• **SUPPLIED DATA**
——————————
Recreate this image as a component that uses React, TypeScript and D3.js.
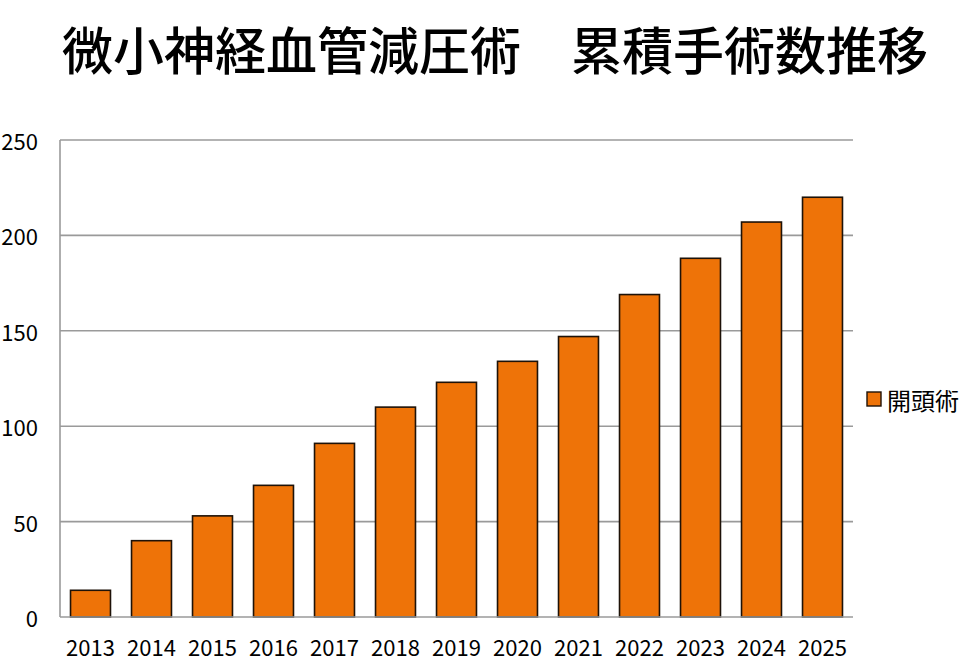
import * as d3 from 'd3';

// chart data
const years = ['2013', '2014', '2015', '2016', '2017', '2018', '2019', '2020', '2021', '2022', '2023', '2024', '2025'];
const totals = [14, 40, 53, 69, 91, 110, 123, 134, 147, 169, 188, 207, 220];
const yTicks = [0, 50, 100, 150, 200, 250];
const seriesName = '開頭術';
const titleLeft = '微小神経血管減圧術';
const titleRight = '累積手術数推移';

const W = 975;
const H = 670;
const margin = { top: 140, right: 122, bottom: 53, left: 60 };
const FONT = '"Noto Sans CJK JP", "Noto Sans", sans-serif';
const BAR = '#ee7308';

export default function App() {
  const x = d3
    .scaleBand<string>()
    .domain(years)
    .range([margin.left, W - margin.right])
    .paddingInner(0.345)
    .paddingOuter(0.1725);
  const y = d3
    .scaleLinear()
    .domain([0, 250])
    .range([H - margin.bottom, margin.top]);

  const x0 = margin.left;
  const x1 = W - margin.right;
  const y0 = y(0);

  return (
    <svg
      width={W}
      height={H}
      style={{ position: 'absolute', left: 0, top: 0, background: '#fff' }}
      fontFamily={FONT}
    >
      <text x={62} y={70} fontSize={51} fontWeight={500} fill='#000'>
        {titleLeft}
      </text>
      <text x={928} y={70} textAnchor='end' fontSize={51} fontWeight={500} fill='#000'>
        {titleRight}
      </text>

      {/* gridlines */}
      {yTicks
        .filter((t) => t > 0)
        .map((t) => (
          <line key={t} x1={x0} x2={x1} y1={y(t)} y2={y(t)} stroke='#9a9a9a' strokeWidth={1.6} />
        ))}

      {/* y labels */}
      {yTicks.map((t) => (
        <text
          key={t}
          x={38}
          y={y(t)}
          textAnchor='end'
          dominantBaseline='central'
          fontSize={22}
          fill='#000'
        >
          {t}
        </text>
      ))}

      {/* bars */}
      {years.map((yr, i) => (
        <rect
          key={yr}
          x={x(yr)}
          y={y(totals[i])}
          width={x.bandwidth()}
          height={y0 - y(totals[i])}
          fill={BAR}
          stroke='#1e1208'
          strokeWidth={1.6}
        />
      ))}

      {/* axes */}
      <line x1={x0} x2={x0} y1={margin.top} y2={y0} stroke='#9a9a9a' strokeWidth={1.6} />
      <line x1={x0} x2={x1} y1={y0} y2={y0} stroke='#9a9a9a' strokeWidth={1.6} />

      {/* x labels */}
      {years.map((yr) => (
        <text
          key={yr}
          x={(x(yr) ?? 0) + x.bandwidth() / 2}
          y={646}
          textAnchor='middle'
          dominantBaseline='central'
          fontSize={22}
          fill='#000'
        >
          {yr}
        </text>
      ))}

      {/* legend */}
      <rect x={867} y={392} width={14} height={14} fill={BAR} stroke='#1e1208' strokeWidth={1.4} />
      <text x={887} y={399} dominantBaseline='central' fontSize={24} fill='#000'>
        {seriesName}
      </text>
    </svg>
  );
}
——————————
• **SET PROBLEM**
Omit the pictures, then quote the rest of the material above exactly.

• **FINAL ANSWER**
Recreate this image as a component that uses React, TypeScript and D3.js.
import * as d3 from 'd3';

// chart data
const years = ['2013', '2014', '2015', '2016', '2017', '2018', '2019', '2020', '2021', '2022', '2023', '2024', '2025'];
const totals = [14, 40, 53, 69, 91, 110, 123, 134, 147, 169, 188, 207, 220];
const yTicks = [0, 50, 100, 150, 200, 250];
const seriesName = '開頭術';
const titleLeft = '微小神経血管減圧術';
const titleRight = '累積手術数推移';

const W = 975;
const H = 670;
const margin = { top: 140, right: 122, bottom: 53, left: 60 };
const FONT = '"Noto Sans CJK JP", "Noto Sans", sans-serif';
const BAR = '#ee7308';

export default function App() {
  const x = d3
    .scaleBand<string>()
    .domain(years)
    .range([margin.left, W - margin.right])
    .paddingInner(0.345)
    .paddingOuter(0.1725);
  const y = d3
    .scaleLinear()
    .domain([0, 250])
    .range([H - margin.bottom, margin.top]);

  const x0 = margin.left;
  const x1 = W - margin.right;
  const y0 = y(0);

  return (
    <svg
      width={W}
      height={H}
      style={{ position: 'absolute', left: 0, top: 0, background: '#fff' }}
      fontFamily={FONT}
    >
      <text x={62} y={70} fontSize={51} fontWeight={500} fill='#000'>
        {titleLeft}
      </text>
      <text x={928} y={70} textAnchor='end' fontSize={51} fontWeight={500} fill='#000'>
        {titleRight}
      </text>

      {/* gridlines */}
      {yTicks
        .filter((t) => t > 0)
        .map((t) => (
          <line key={t} x1={x0} x2={x1} y1={y(t)} y2={y(t)} stroke='#9a9a9a' strokeWidth={1.6} />
        ))}

      {/* y labels */}
      {yTicks.map((t) => (
        <text
          key={t}
          x={38}
          y={y(t)}
          textAnchor='end'
          dominantBaseline='central'
          fontSize={22}
          fill='#000'
        >
          {t}
        </text>
      ))}

      {/* bars */}
      {years.map((yr, i) => (
        <rect
          key={yr}
          x={x(yr)}
          y={y(totals[i])}
          width={x.bandwidth()}
          height={y0 - y(totals[i])}
          fill={BAR}
          stroke='#1e1208'
          strokeWidth={1.6}
        />
      ))}

      {/* axes */}
      <line x1={x0} x2={x0} y1={margin.top} y2={y0} stroke='#9a9a9a' strokeWidth={1.6} />
      <line x1={x0} x2={x1} y1={y0} y2={y0} stroke='#9a9a9a' strokeWidth={1.6} />

      {/* x labels */}
      {years.map((yr) => (
        <text
          key={yr}
          x={(x(yr) ?? 0) + x.bandwidth() / 2}
          y={646}
          textAnchor='middle'
          dominantBaseline='central'
          fontSize={22}
          fill='#000'
        >
          {yr}
        </text>
      ))}

      {/* legend */}
      <rect x={867} y={392} width={14} height={14} fill={BAR} stroke='#1e1208' strokeWidth={1.4} />
      <text x={887} y={399} dominantBaseline='central' fontSize={24} fill='#000'>
        {seriesName}
      </text>
    </svg>
  );
}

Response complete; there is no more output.